From: CarlosPignataro <cpign...@gmail.com>
To: Jeff Haas <jh...@pfrc.org>;
Cc: m...@ietf.org <m...@ietf.org>;rtg-bfd@ietf. <rtg-bfd@ietf.org>;
Date: 2024年02月05日 11:35
Subject: Re: [mpls] Review of draft-mirsky-mpls-bfd-bootstrap-clarify


Thanks Jeff for refreshing the cache on those mailing-list comments.I was part 
of that conversation, and frankly did not remember them — now I do. And to put 
that in perspective, that was almost 6 **years** ago! 

I also missed the Errata, which was good.
And there’s also a couple other held for doc update: 
https://www.rfc-editor.org/errata_search.php?rfc=5884 

I will start with the last bit, borrowing from your text Jeff: Carlos is also 
completely unaware of anyone experiencing any sort of confusion covering RFC 
5884 procedures other than Greg.

And also, it’s a clarification that does not hurt.

I do not feel norao impacts 5884, but at the same time bundling all the updates 
on a RFC 5884-bis sounds like a most appropriate suggestion to me. I’m happy to 
help if needed.

And to that, I’d also bundle in the changes from RFC 7726.

Thanks,

Carlos.

On Feb 4, 2024, at 11:36 AM, Jeffrey Haas <jh...@pfrc.org> wrote:

+bfd WG.
Some original comments to Adrian were:

https://mailarchive.ietf.org/arch/msg/rtg-bfd/SYouXfNrVyKHErqacOuM2fICzMc/

Apparently, Greg didn't consider this worth holding his peace over.

https://www.rfc-editor.org/errata/eid5085 was filed and accepted as a 
clarification for RFC 5884 as part of a prior round of this discussion.


LSP Ping is getting its norao update currently in MPLS.  While it's my opinion 
that the current set of changes to that document don't negatively impact 
backward compatibility with RFC 5884, it's a normative enough change that 
perhaps it's worth moving forward with the small updates to RFC 5884.

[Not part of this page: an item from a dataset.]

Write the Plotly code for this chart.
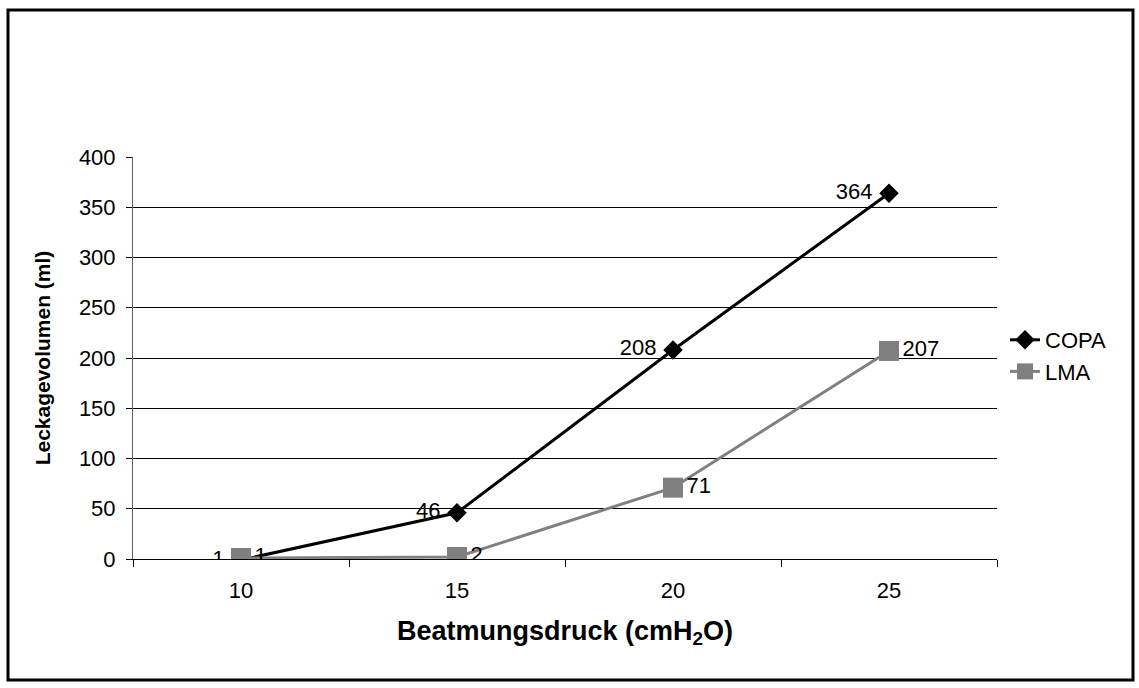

In my opinion, the appropriate work is to take this to BFD for RFC 5884-bis, 
which would be co-reviewed with MPLS.  I believe we can get at least one of the 
original authors to pick up that work.

That said, the BFD chairs are completely unaware of anyone experiencing any 
sort of confusion covering RFC 5884 procedures other than Greg.

-- Jeff
 

On Jan 24, 2024, at 2:55 PM, Carlos Pignataro <cpign...@gmail.com> wrote:

Hi!

Review of       draft-mirsky-mpls-bfd-bootstrap-clarify
Version 05
Type            Getting Ready for WG Adoption
Team            MPLS WG Review Team
Reviewer:       Carlos Pignataro 

I have been asked to provide a ‘getting ready for WG adoption’ review of this 
document, on behalf of the MPLS WG review team.

There are generally two relevant questions at this stage:

1. knowing whether the document is in scope for the working group, and
2. knowing whether the document is ready to be considered for WG adoption

My perspective is that:

1. Maybe - RFC 4884, the RFC that this document would update if approved, was 
progressed as draft-ietf-bfd-mpls in the bfd wg. As such, I wonder if that 
ought to be followed here. From a practical standpoint, both WGs (mpls and bfd) 
would have to review this document, but it is a chair decision and guidance 
whether this should live in mpls or bfd (and frankly I have no strong position 
either way so long as both WGs are in the loop, simply pointing historic 
datapoints.) The document is clearly in scope on the intersection of both WGs, 
and historically was in bfd.

2. Yes – this document addresses clear clarifications for implementation 
interoperability. Granted, this protocol is deployed without these 
clarifications, but are (at least) theoretical gaps.

A couple of further comments, since I read the document. Overall, well written 
and clear, achieves its goal, and:

a. Backwards compatibility is paramount, and neither of those two words appear 
in the document. I recommend a section detailing implications.

b. Section 5, IPv6, seems like an after-though, since it is not mentioned in 
the Abstract. Further, that case and explanation is well covered in RFC 8029, 
and as such seems like a distraction.

c. There are various nits and an editorial pass would help with clarity. These 
include things like unqualified “echo reply” uses.